§ **DATA EXTRACT**:
▼▼▼
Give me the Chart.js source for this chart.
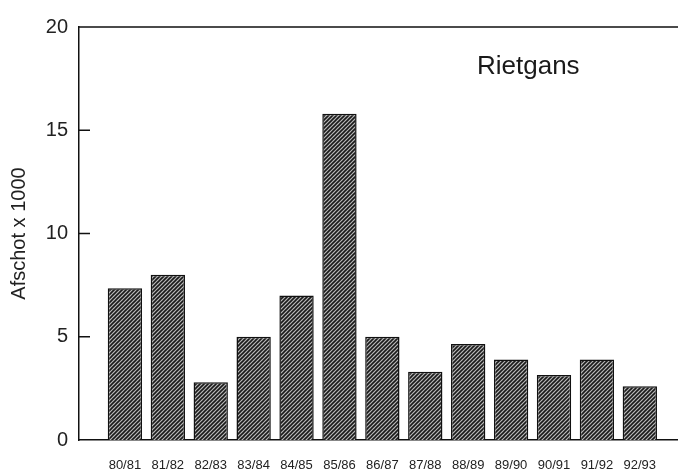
<!DOCTYPE html>
<html>
<head>
<meta charset="utf-8">
<script src="https://cdn.jsdelivr.net/npm/chart.js@4/dist/chart.umd.min.js"></script>
<style>
  html, body { margin: 0; padding: 0; background: #fff; }
  #wrap { width: 678px; height: 474px; }
</style>
</head>
<body>
<div id="wrap"><canvas id="chart" width="678" height="474"></canvas></div>
<script>
const seasons = ['80/81', '81/82', '82/83', '83/84', '84/85', '85/86', '86/87',
                 '87/88', '88/89', '89/90', '90/91', '91/92', '92/93'];
const afschot = [7.35, 8.0, 2.8, 5.0, 7.0, 15.8, 5.0, 3.3, 4.65, 3.9, 3.15, 3.9, 2.6];
const yTicks = [0, 5, 10, 15, 20];

// hatched fill for the bars
function makeHatch() {
    const c = document.createElement('canvas');
    c.width = 4; c.height = 4;
    const g = c.getContext('2d');
    g.fillStyle = '#b8b8b8';
    g.fillRect(0, 0, 4, 4);
    g.strokeStyle = '#1a1a1a';
    g.lineWidth = 1.6;
    g.beginPath();
    g.moveTo(-1, 5); g.lineTo(5, -1);
    g.moveTo(-3, 3); g.lineTo(3, -3);
    g.moveTo(1, 7); g.lineTo(7, 1);
    g.stroke();
    return g.createPattern(c, 'repeat');
}

// top frame line and inward tick marks
const frame = {
    id: 'frame',
    afterDraw(chart) {
        const ctx = chart.ctx;
        const y = chart.scales.y;
        const a = chart.chartArea;
        ctx.save();
        ctx.strokeStyle = '#111';
        ctx.lineWidth = 1.5;
        ctx.beginPath();
        ctx.moveTo(a.left, y.getPixelForValue(20));
        ctx.lineTo(a.right, y.getPixelForValue(20));
        yTicks.slice(1, -1).forEach(v => {
            const p = y.getPixelForValue(v);
            ctx.moveTo(a.left, p);
            ctx.lineTo(a.left + 11, p);
        });
        ctx.stroke();
        ctx.restore();
    }
};

const ctx = document.getElementById('chart').getContext('2d');
new Chart(ctx, {
    type: 'bar',
    data: {
        datasets: [{
            data: afschot.map((v, i) => ({ x: i, y: v })),
            backgroundColor: makeHatch(),
            borderColor: '#111',
            borderWidth: 1.5,
            barPercentage: 0.8,
            categoryPercentage: 1
        }]
    },
    options: {
        responsive: false,
        animation: false,
        layout: { padding: { top: 27, right: 0, left: 0, bottom: 0 } },
        plugins: {
            legend: { display: false },
            tooltip: { enabled: false },
            title: { display: false }
        },
        scales: {
            x: {
                type: 'linear',
                offset: false,
                min: -1.07,
                max: 12.89,
                afterBuildTicks: s => { s.ticks = seasons.map((c, i) => ({ value: i })); },
                afterFit: s => { s.height = 34; },
                grid: { display: false, drawTicks: false, offset: false },
                border: { display: true, color: '#111', width: 1.5 },
                ticks: {
                    padding: 18,
                    autoSkip: false,
                    maxRotation: 0,
                    color: '#222',
                    font: { family: '"Liberation Sans Narrow", "Liberation Sans", Arial, sans-serif', size: 13 },
                    callback: v => seasons[v] ?? ''
                }
            },
            y: {
                min: 0,
                max: 20,
                afterBuildTicks: s => { s.ticks = yTicks.map(v => ({ value: v })); },
                afterFit: s => { s.width = 79; },
                grid: { display: false, drawTicks: false },
                border: { display: true, color: '#111', width: 1.5 },
                ticks: {
                    padding: 11,
                    color: '#222',
                    font: { family: '"Liberation Sans", Arial, sans-serif', size: 20 }
                },
                title: {
                    display: true,
                    text: 'Afschot x 1000',
                    color: '#222',
                    padding: { top: 7, bottom: 0 },
                    font: { family: '"Liberation Sans", Arial, sans-serif', size: 20 }
                }
            }
        }
    },
    plugins: [frame, {
        id: 'label',
        afterDraw(chart) {
            const c = chart.ctx;
            c.save();
            c.fillStyle = '#1a1a1a';
            c.font = '26px "Liberation Sans", Arial, sans-serif';
            c.textAlign = 'left';
            c.textBaseline = 'middle';
            c.fillText('Rietgans', 477, 67);
            c.restore();
        }
    }]
});
</script>
</body>
</html>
▲▲▲
Your task is to return the lines above, from the first one up to and including the line containing "const yTicks = [0, 5, 10, 15, 20];", minus any pictures.

§ **EXERCISE RESPONSE**:
Give me the Chart.js source for this chart.
<!DOCTYPE html>
<html>
<head>
<meta charset="utf-8">
<script src="https://cdn.jsdelivr.net/npm/chart.js@4/dist/chart.umd.min.js"></script>
<style>
  html, body { margin: 0; padding: 0; background: #fff; }
  #wrap { width: 678px; height: 474px; }
</style>
</head>
<body>
<div id="wrap"><canvas id="chart" width="678" height="474"></canvas></div>
<script>
const seasons = ['80/81', '81/82', '82/83', '83/84', '84/85', '85/86', '86/87',
                 '87/88', '88/89', '89/90', '90/91', '91/92', '92/93'];
const afschot = [7.35, 8.0, 2.8, 5.0, 7.0, 15.8, 5.0, 3.3, 4.65, 3.9, 3.15, 3.9, 2.6];
const yTicks = [0, 5, 10, 15, 20];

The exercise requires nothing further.